WHAT IS NEEDED:
Identify the lines that include the word "with", then copy all of them.

+ + +

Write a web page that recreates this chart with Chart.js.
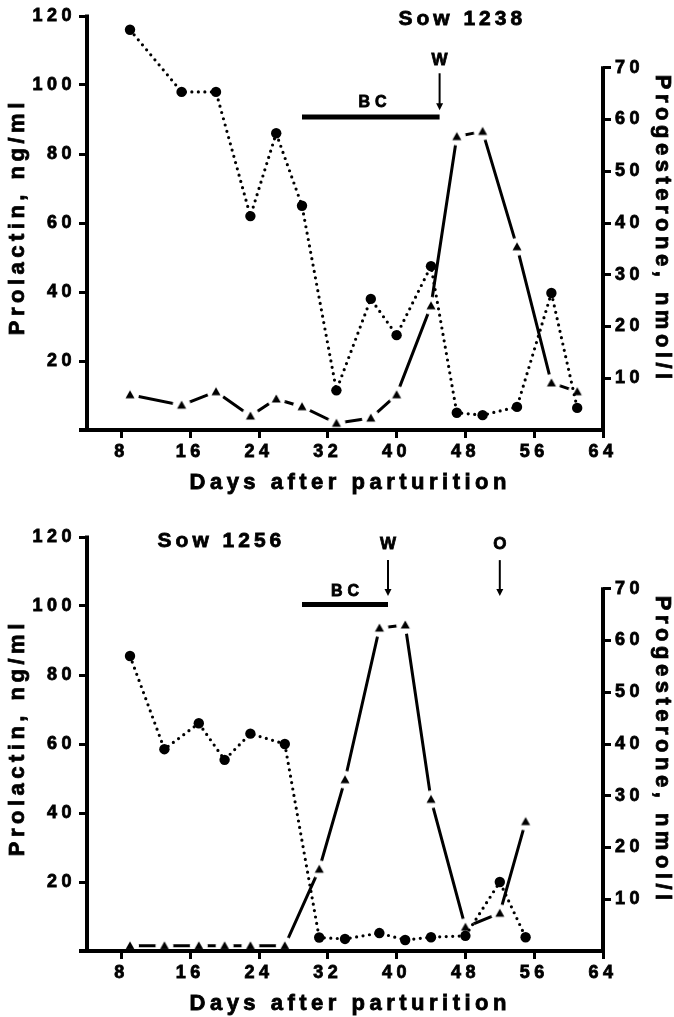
<!DOCTYPE html>
<html>
<head>
<meta charset="utf-8">
<script src="https://cdn.jsdelivr.net/npm/chart.js@4.4.0/dist/chart.umd.min.js"></script>
<style>
  html, body { margin: 0; padding: 0; background: #fff; overflow: hidden; }
  .panel { position: absolute; left: 0; width: 674px; height: 521px; }
</style>
</head>
<body>
<div class="panel" style="top:0"><canvas id="sow1238" width="674" height="521"></canvas></div>
<div class="panel" style="top:521px"><canvas id="sow1256" width="674" height="521"></canvas></div>
<script>
'use strict';

// tick labels
var dayTicks = [8, 16, 24, 32, 40, 48, 56, 64];
var prlTicks = [20, 40, 60, 80, 100, 120];
var progTicks = [10, 20, 30, 40, 50, 60, 70];

// Sow 1238
var days1238 = [9, 15, 19, 23, 26, 29, 33, 37, 40, 44, 47, 50, 54, 58, 61];
var prl1238 = [116, 98, 98, 62, 86, 65, 11.5, 38, 27.5, 47.5, 5, 4.3, 6.7, 39.7, 6.4];
var prog1238 = [6.8, 4.8, 7.4, 2.7, 6.0, 4.5, 1.3, 2.3, 6.8, 24, 56.7, 57.7, 35.4, 9.1, 7.4];
var bc1238 = [29, 45];
var wean1238 = 45;

// Sow 1256
var days1256 = [9, 13, 17, 20, 23, 27, 31, 34, 38, 41, 44, 48, 52, 55];
var prl1256 = [85.5, 58.5, 66, 55.4, 63, 60, 3.9, 3.5, 5.2, 3.2, 4, 4.4, 20, 4];
var prog1256 = [1, 1, 1, 1, 1, 1, 15.8, 33.1, 62.4, 63, 29.3, 4.6, 7.3, 25];
var bc1256 = [29, 39];
var wean1256 = 39;
var ovul1256 = 52;

var FONT = '"Liberation Sans", Arial, sans-serif';
Chart.defaults.font.family = FONT;
Chart.defaults.font.weight = 'bold';
Chart.defaults.color = '#000';

//black triangle with a white halo, so the line breaks near each marker
function haloTriangle() {
   var c = document.createElement('canvas');
   c.width = 22; c.height = 22;
   var g = c.getContext('2d');
   g.fillStyle = '#fff';
   g.beginPath(); g.arc(11, 11, 9, 0, 2 * Math.PI); g.fill();
   g.fillStyle = '#000';
   g.beginPath(); g.moveTo(11, 6.5); g.lineTo(15.5, 14.5); g.lineTo(6.5, 14.5); g.closePath(); g.fill();
   return c;
}
var triangle = haloTriangle();

function series(days, values) {
   return days.map(function (d, i) { return {x: d, y: values[i]}; });
}

function tickList(values) {
   return function (scale) {
      scale.ticks = values.map(function (v) { return {value: v}; });
   };
}

// canvas text is letter spaced like the print
var spacing = {
   id: 'spacing',
   beforeLayout: function (chart) { chart.ctx.letterSpacing = '4.5px'; },
   beforeDraw: function (chart) { chart.ctx.letterSpacing = '4.5px'; }
};

function heavyText(ctx, text, x, y, size, gap, rot) {
   ctx.save();
   ctx.translate(x, y);
   if (rot) ctx.rotate(rot);
   ctx.font = 'bold ' + size + 'px ' + FONT;
   ctx.letterSpacing = gap + 'px';
   ctx.textAlign = 'center';
   ctx.textBaseline = 'middle';
   ctx.lineWidth = 0.8;
   ctx.fillText(text, gap / 2, 0);
   ctx.strokeText(text, gap / 2, 0);
   ctx.restore();
}

// axis lines, axis titles, BC bar, arrows and labels
var sowMarks = {
   id: 'sowMarks',
   afterDraw: function (chart, args, opts) {
      var ctx = chart.ctx, xs = chart.scales.x, ys = chart.scales.y, y2 = chart.scales.y2, a = chart.chartArea;
      function px(d) { return xs.getPixelForValue(d); }
      function py(v) { return ys.getPixelForValue(v); }
      ctx.save();
      ctx.strokeStyle = '#000';
      ctx.fillStyle = '#000';
      ctx.lineCap = 'butt';

      ctx.lineWidth = 4;
      ctx.beginPath();
      ctx.moveTo(a.left, py(120) - 1.5); ctx.lineTo(a.left, a.bottom + 2);
      ctx.moveTo(a.left - 8, a.bottom); ctx.lineTo(a.right + 2, a.bottom);
      ctx.moveTo(a.right, a.bottom + 2); ctx.lineTo(a.right, y2.getPixelForValue(70) - 1.5);
      ctx.stroke();

      var midY = (a.top + a.bottom) / 2;
      heavyText(ctx, 'Prolactin, ng/ml', 18, midY - 4, 22, 4.5, -Math.PI / 2);
      heavyText(ctx, 'Progesterone, nmol/l', 662, midY + 4, 22, 4.5, Math.PI / 2);
      heavyText(ctx, 'Days after parturition', (a.left + a.right) / 2 + 3, a.bottom + 53, 22, 4.5, 0);

      ctx.lineWidth = 5;
      ctx.beginPath();
      ctx.moveTo(px(opts.bc[0]), py(opts.barAt));
      ctx.lineTo(px(opts.bc[1]), py(opts.barAt));
      ctx.stroke();

      ctx.lineWidth = 2;
      opts.arrows.forEach(function (d) {
         var x = px(d), y0 = py(opts.arrowFrom), y1 = py(opts.arrowTo);
         ctx.beginPath(); ctx.moveTo(x, y0); ctx.lineTo(x, y1 - 6); ctx.stroke();
         ctx.beginPath();
         ctx.moveTo(x - 3.5, y1 - 7); ctx.lineTo(x + 3.5, y1 - 7); ctx.lineTo(x, y1);
         ctx.closePath(); ctx.fill();
      });

      opts.labels.forEach(function (l) {
         heavyText(ctx, l.text, px(l.day), py(l.at), l.size, l.spacing, 0);
      });
      ctx.restore();
   }
};

var tickFont = { size: 18, weight: 'bold' };
var tickGrid = { drawOnChartArea: false, drawTicks: true, tickLength: 8, tickWidth: 3, tickColor: '#000' };

function makeChart(id, days, prl, prog, marks) {
   var ctx = document.getElementById(id).getContext('2d');
   return new Chart(ctx, {
      type: 'line',
      data: {
         datasets: [{
            label: 'Progesterone',
            data: series(days, prog),
            yAxisID: 'y2',
            order: 2,
            borderColor: '#000',
            borderWidth: 3,
            pointStyle: triangle,
            pointRadius: 5,
            tension: 0,
            clip: false
         }, {
            label: 'Prolactin',
            data: series(days, prl),
            yAxisID: 'y',
            order: 1,
            borderColor: '#000',
            borderWidth: 3.2,
            borderDash: [0, 6.5],
            borderCapStyle: 'round',
            pointStyle: 'circle',
            pointRadius: 5.2,
            pointBorderWidth: 0,
            pointBackgroundColor: '#000',
            tension: 0,
            clip: false
         }]
      },
      options: {
         responsive: false,
         animation: false,
         events: [],
         devicePixelRatio: 1,
         layout: { padding: { top: 16, left: 0, right: 0, bottom: 0 } },
         plugins: {
            legend: { display: false },
            tooltip: { enabled: false },
            sowMarks: marks
         },
         scales: {
            x: {
               type: 'linear', min: 4, max: 64,
               afterBuildTicks: tickList(dayTicks),
               afterFit: function (s) { s.height = 91; },
               border: { display: false },
               grid: tickGrid,
               ticks: { padding: 3, autoSkip: false, maxRotation: 0, font: tickFont, textStrokeColor: '#000', textStrokeWidth: 0.8 }
            },
            y: {
               position: 'left', min: 0, max: 120,
               afterBuildTicks: tickList(prlTicks),
               afterFit: function (s) { s.width = 87; },
               border: { display: false },
               grid: tickGrid,
               ticks: { padding: 3, font: tickFont, textStrokeColor: '#000', textStrokeWidth: 0.8 }
            },
            y2: {
               position: 'right', min: 0, max: 80,
               afterBuildTicks: tickList(progTicks),
               afterFit: function (s) { s.width = 71; },
               border: { display: false },
               grid: tickGrid,
               ticks: { padding: 4, font: tickFont, textStrokeColor: '#000', textStrokeWidth: 0.8 }
            }
         }
      },
      plugins: [spacing, sowMarks]
   });
}

makeChart('sow1238', days1238, prl1238, prog1238, {
   bc: bc1238, barAt: 90.7,
   arrows: [wean1238], arrowFrom: 103.4, arrowTo: 92.7,
   labels: [
      { text: 'Sow 1238', day: 47.4, at: 119, size: 21, spacing: 4 },
      { text: 'BC', day: 37.2, at: 94.8, size: 16, spacing: 5 },
      { text: 'W', day: wean1238, at: 107.2, size: 17, spacing: 0 }
   ]
});

makeChart('sow1256', days1256, prl1256, prog1256, {
   bc: bc1256, barAt: 100.4,
   arrows: [wean1256, ovul1256], arrowFrom: 113.3, arrowTo: 102.9,
   labels: [
      { text: 'Sow 1256', day: 19.4, at: 118.8, size: 21, spacing: 4 },
      { text: 'BC', day: 34.0, at: 104.3, size: 16, spacing: 5 },
      { text: 'W', day: wean1256, at: 117.8, size: 17, spacing: 0 },
      { text: 'O', day: ovul1256, at: 117.8, size: 17, spacing: 0 }
   ]
});
</script>
</body>
</html>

+ + +

RESPONSE TO THE EXERCISE:
Write a web page that recreates this chart with Chart.js.
//black triangle with a white halo, so the line breaks near each marker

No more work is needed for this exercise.